Task objective: From the first line of the data below through the line bearing "import * as echarts from 'echarts';", reproduce each line exactly; do not include pictures.

** begin Recorded information **

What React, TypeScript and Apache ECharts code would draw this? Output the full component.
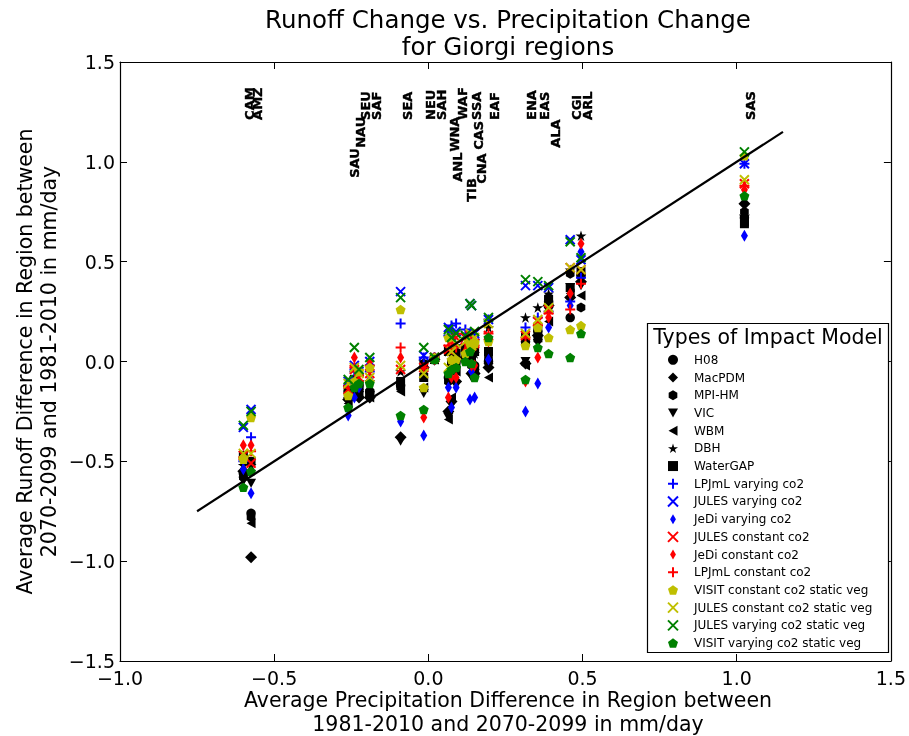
import React, { useEffect, useRef } from 'react';
import * as echarts from 'echarts';

// ---------- data ----------
const regions = ['CAM', 'AMZ', 'SAU', 'NAU', 'SEU', 'SAF', 'SEA', 'NEU', 'SAH', 'WNA', 'ANL', 'WAF', 'TIB', 'SSA', 'CAS', 'CNA', 'EAF', 'ENA', 'EAS', 'ALA', 'CGI', 'ARL', 'SAS'];
const precipChange = [-0.60, -0.575, -0.26, -0.24, -0.225, -0.19, -0.09, -0.015, 0.02, 0.065, 0.075, 0.09, 0.12, 0.135, 0.14, 0.15, 0.195, 0.315, 0.355, 0.39, 0.46, 0.495, 1.025];
const labelHeights = [1.21, 1.21, 0.92, 1.07, 1.21, 1.21, 1.21, 1.21, 1.21, 1.05, 0.90, 1.21, 0.80, 1.21, 1.06, 0.89, 1.21, 1.21, 1.21, 1.07, 1.21, 1.21, 1.21];

const h08 = [-0.56, -0.76, -0.15, -0.10, -0.12, -0.15, -0.12, -0.04, 0.01, -0.08, -0.02, 0.00, 0.05, 0.08, 0.00, -0.02, 0.00, 0.10, 0.15, 0.30, 0.22, 0.43, 0.72];
const macPDM = [-0.55, -0.98, -0.19, -0.14, -0.18, -0.18, -0.38, -0.03, 0.01, -0.25, -0.20, -0.10, 0.02, 0.05, -0.06, -0.06, -0.03, -0.01, 0.13, 0.28, 0.32, 0.40, 0.79];
const mpiHM = [-0.58, -0.78, -0.17, -0.12, -0.14, -0.16, -0.13, -0.01, 0.02, -0.10, -0.05, -0.02, 0.04, 0.07, -0.02, -0.03, 0.02, 0.09, 0.11, 0.32, 0.44, 0.27, 0.75];
const vic = [-0.60, -0.61, -0.20, -0.16, -0.17, -0.17, -0.40, -0.16, 0.01, -0.28, -0.22, -0.12, 0.00, 0.04, -0.08, -0.06, -0.03, 0.00, 0.09, 0.25, 0.37, 0.38, 0.71];
const wbm = [-0.57, -0.81, -0.21, -0.15, -0.16, -0.18, -0.15, -0.13, 0.01, -0.29, -0.18, -0.05, 0.03, 0.06, -0.05, -0.05, -0.08, -0.02, 0.12, 0.20, 0.34, 0.33, 0.70];
const dbh = [-0.52, -0.52, -0.13, -0.08, -0.10, -0.10, -0.05, 0.00, 0.02, 0.05, 0.03, 0.08, 0.08, 0.12, 0.06, 0.04, 0.17, 0.22, 0.27, 0.34, 0.46, 0.63, 0.73];
const waterGAP = [-0.47, -0.50, -0.14, -0.09, -0.12, -0.16, -0.10, -0.08, 0.01, 0.05, -0.01, 0.04, 0.06, 0.10, 0.02, 0.05, 0.05, 0.12, 0.17, 0.31, 0.37, 0.45, 0.69];
const lpjmlVarying = [-0.50, -0.38, -0.12, -0.05, -0.07, -0.05, 0.19, 0.02, 0.02, 0.13, 0.18, 0.19, 0.16, 0.14, 0.13, 0.11, 0.21, 0.17, 0.22, 0.25, 0.30, 0.42, 0.99];
const julesVarying = [-0.33, -0.24, -0.10, -0.02, -0.05, 0.00, 0.35, 0.03, 0.02, 0.17, 0.13, 0.15, 0.12, 0.29, 0.28, 0.14, 0.21, 0.38, 0.38, 0.37, 0.61, 0.51, 0.99];
const jediVarying = [-0.54, -0.66, -0.27, -0.18, -0.13, -0.09, -0.30, -0.37, 0.01, -0.13, -0.23, -0.13, 0.03, -0.19, -0.05, -0.18, 0.01, -0.25, -0.11, 0.17, 0.28, 0.55, 0.63];
const julesConstant = [-0.47, -0.51, -0.14, -0.04, -0.08, -0.06, -0.04, -0.03, 0.02, 0.06, 0.10, 0.12, 0.12, 0.13, 0.10, 0.09, 0.13, 0.13, 0.20, 0.26, 0.47, 0.46, 0.89];
const jediConstant = [-0.42, -0.42, -0.16, 0.02, -0.06, 0.00, 0.02, -0.28, 0.01, -0.18, -0.08, -0.08, 0.05, 0.06, -0.02, -0.02, 0.10, -0.10, 0.02, 0.22, 0.34, 0.59, 0.86];
const lpjmlConstant = [-0.48, -0.45, -0.13, -0.03, -0.07, -0.02, 0.07, -0.03, 0.02, 0.08, 0.07, 0.07, 0.09, 0.11, 0.06, 0.08, 0.14, 0.12, 0.18, 0.24, 0.26, 0.39, 0.88];
const visitConstantStatic = [-0.49, -0.28, -0.17, -0.10, -0.05, -0.03, 0.26, -0.13, 0.02, 0.12, 0.01, 0.01, 0.04, 0.09, 0.07, 0.09, 0.10, 0.08, 0.17, 0.12, 0.16, 0.18, 1.03];
const julesConstantStatic = [-0.46, -0.46, -0.11, -0.03, -0.06, -0.08, -0.02, -0.06, 0.02, -0.03, 0.05, 0.09, 0.10, 0.14, 0.08, 0.12, 0.19, 0.14, 0.21, 0.27, 0.47, 0.46, 0.91];
const julesVaryingStatic = [-0.32, -0.25, -0.09, 0.07, -0.04, 0.02, 0.32, 0.07, 0.02, 0.16, 0.12, 0.14, 0.13, 0.29, 0.28, 0.15, 0.22, 0.41, 0.40, 0.38, 0.60, 0.52, 1.05];
const visitVaryingStatic = [-0.63, -0.55, -0.23, -0.13, -0.11, -0.11, -0.27, -0.24, 0.01, -0.06, -0.04, -0.03, 0.00, 0.05, -0.01, -0.08, 0.12, -0.09, 0.07, 0.04, 0.02, 0.14, 0.83];

const modelNames = [
  'H08', 'MacPDM', 'MPI-HM', 'VIC', 'WBM', 'DBH', 'WaterGAP',
  'LPJmL varying co2', 'JULES varying co2', 'JeDi varying co2',
  'JULES constant co2', 'JeDi constant co2', 'LPJmL constant co2',
  'VISIT constant co2 static veg', 'JULES constant co2 static veg',
  'JULES varying co2 static veg', 'VISIT varying co2 static veg',
];
const modelValues = [
  h08, macPDM, mpiHM, vic, wbm, dbh, waterGAP,
  lpjmlVarying, julesVarying, jediVarying,
  julesConstant, jediConstant, lpjmlConstant,
  visitConstantStatic, julesConstantStatic, julesVaryingStatic, visitVaryingStatic,
];
const fitLine = [[-0.75, -0.75], [1.15, 1.15]];
const xTicks = { min: -1.0, max: 1.5, step: 0.5 };
const yTicks = { min: -1.5, max: 1.5, step: 0.5 };

// ---------- styles ----------
const K = '#000000', B = '#0000ff', R = '#ff0000', Y = '#bfbf00', G = '#008000';
const PLUS = 'path://M0 5 L10 5 M5 0 L5 10';
const CROSS = 'path://M0 0 L10 10 M0 10 L10 0';
const STAR = 'path://M0 -1 L0.2245 -0.309 L0.951 -0.309 L0.363 0.118 L0.588 0.809 L0 0.382 L-0.588 0.809 L-0.363 0.118 L-0.951 -0.309 L-0.2245 -0.309 Z';
const HEX = 'path://M0 -1 L0.866 -0.5 L0.866 0.5 L0 1 L-0.866 0.5 L-0.866 -0.5 Z';
const PENT = 'path://M0 -1 L0.951 -0.309 L0.588 0.809 L-0.588 0.809 L-0.951 -0.309 Z';
const TRI_DOWN = 'path://M0 0 L10 0 L5 9 Z';
const TRI_LEFT = 'path://M9 0 L9 10 L0 5 Z';
const THIN_DIAMOND = 'path://M3.5 0 L7 6 L3.5 12 L0 6 Z';
const SQUARE_DIAMOND = 'path://M5 0 L10 5 L5 10 L0 5 Z';

type St = { symbol: string; size: number | number[]; color: string; stroke?: boolean };
const styles: St[] = [
  { symbol: 'circle', size: 9.5, color: K },
  { symbol: SQUARE_DIAMOND, size: 12, color: K },
  { symbol: HEX, size: 10, color: K },
  { symbol: TRI_DOWN, size: 10, color: K },
  { symbol: TRI_LEFT, size: 10, color: K },
  { symbol: STAR, size: 11, color: K },
  { symbol: 'rect', size: 9, color: K },
  { symbol: PLUS, size: 10, color: B, stroke: true },
  { symbol: CROSS, size: 9, color: B, stroke: true },
  { symbol: THIN_DIAMOND, size: 12, color: B },
  { symbol: CROSS, size: 9, color: R, stroke: true },
  { symbol: THIN_DIAMOND, size: 12, color: R },
  { symbol: PLUS, size: 10, color: R, stroke: true },
  { symbol: PENT, size: 10, color: Y },
  { symbol: CROSS, size: 9, color: Y, stroke: true },
  { symbol: CROSS, size: 9, color: G, stroke: true },
  { symbol: PENT, size: 10, color: G },
];

const FONT = 'DejaVu Sans';
const fmt = (v: number) => v.toFixed(1).replace('-', '\u2212');

export default function App() {
  const ref = useRef<HTMLDivElement>(null);
  useEffect(() => {
    if (!ref.current) return;
    const chart = echarts.init(ref.current, undefined, { renderer: 'svg' });
    const axisCommon = {
      type: 'value' as const,
      splitLine: { show: false },
      axisLine: { show: true, onZero: false, lineStyle: { color: '#000', width: 1.2 } },
      axisTick: { show: true, inside: true, length: 7, lineStyle: { color: '#000', width: 1 } },
    };
    const scatterSeries = modelNames.map((name, i) => {
      const s = styles[i];
      return {
        type: 'scatter',
        name,
        xAxisIndex: 0,
        yAxisIndex: 0,
        data: precipChange.map((x, j) => [x, modelValues[i][j]]),
        symbol: s.symbol,
        symbolSize: s.size,
        symbolKeepAspect: true,
        itemStyle: s.stroke
          ? { color: s.color, borderColor: s.color, borderWidth: 2, opacity: 1 }
          : { color: s.color, opacity: 1 },
        emphasis: { disabled: true },
        silent: true,
      };
    });
    const titleStyle = (text: string, size: number) => ({
      text, fontSize: size, fontFamily: FONT, fill: '#000', textAlign: 'center', textVerticalAlign: 'middle',
    });
    chart.setOption({
      animation: false,
      textStyle: { fontFamily: FONT },
      grid: { left: 120, top: 62, width: 776, height: 599, containLabel: false },
      xAxis: [
        {
          ...axisCommon, position: 'bottom', min: xTicks.min, max: xTicks.max, interval: xTicks.step,
          axisLabel: { show: true, formatter: fmt, color: '#000', fontSize: 19, fontFamily: FONT, margin: 7 },
        },
        {
          ...axisCommon, position: 'top', min: xTicks.min, max: xTicks.max, interval: xTicks.step,
          axisLabel: { show: false },
        },
      ],
      yAxis: [
        {
          ...axisCommon, position: 'left', min: yTicks.min, max: yTicks.max, interval: yTicks.step,
          axisLabel: { show: true, formatter: fmt, color: '#000', fontSize: 19, fontFamily: FONT, margin: 5 },
        },
        {
          ...axisCommon, position: 'right', min: yTicks.min, max: yTicks.max, interval: yTicks.step,
          axisLabel: { show: false },
        },
      ],
      legend: {
        data: modelNames.map((name) => ({ name })),
        orient: 'vertical',
        left: 667,
        top: 351,
        itemWidth: 10,
        itemHeight: 10,
        itemGap: 0,
        selectedMode: false,
        symbolKeepAspect: true,
        z: 10,
        padding: 0,
        textStyle: { fontFamily: FONT, fontSize: 12, color: '#000', lineHeight: 17.7, padding: [0, 0, 0, 11] },
      },
      graphic: [
        { type: 'rect', z: 5, shape: { x: 647.5, y: 323.5, width: 241, height: 329 }, style: { fill: '#fff', stroke: '#000', lineWidth: 1.2 } },
        { type: 'text', z: 6, x: 768, y: 337, style: titleStyle('Types of Impact Model', 20.5) },
        { type: 'text', x: 508, y: 19.5, style: titleStyle('Runoff Change vs. Precipitation Change', 24.5) },
        { type: 'text', x: 508, y: 46.5, style: titleStyle('for Giorgi regions', 24.5) },
        { type: 'text', x: 508, y: 700, style: titleStyle('Average Precipitation Difference in Region between', 20.5) },
        { type: 'text', x: 508, y: 724, style: titleStyle('1981-2010 and 2070-2099 in mm/day', 20.5) },
        { type: 'text', x: 25, y: 361.5, rotation: Math.PI / 2, style: titleStyle('Average Runoff Difference in Region between', 20.5) },
        { type: 'text', x: 49, y: 361.5, rotation: Math.PI / 2, style: titleStyle('2070-2099 and 1981-2010 in mm/day', 20.5) },
      ],
      series: [
        ...scatterSeries,
        {
          type: 'line',
          name: 'fit',
          data: fitLine,
          symbol: 'none',
          lineStyle: { color: '#000', width: 2.2 },
          silent: true,
          z: 3,
        },
        {
          type: 'scatter',
          name: 'regionLabels',
          data: precipChange.map((x, j) => ({ value: [x, labelHeights[j]], name: regions[j] })),
          symbolSize: 0,
          itemStyle: { color: '#000', opacity: 1 },
          silent: true,
          z: 4,
          label: {
            show: true,
            position: 'inside',
            rotate: 90,
            align: 'left',
            verticalAlign: 'top',
            formatter: (p: any) => p.name,
            color: '#000',
            opacity: 1,
            textBorderColor: '#000',
            textBorderWidth: 0.4,
            fontFamily: FONT,
            fontSize: 13,
            fontWeight: 'bold',
          },
        },
      ],
    });
    return () => chart.dispose();
  }, []);
  return <div ref={ref} style={{ position: 'fixed', left: 0, top: 0, width: 909, height: 736 }} />;
}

** end Recorded information **

Response to the task:
What React, TypeScript and Apache ECharts code would draw this? Output the full component.
import React, { useEffect, useRef } from 'react';
import * as echarts from 'echarts';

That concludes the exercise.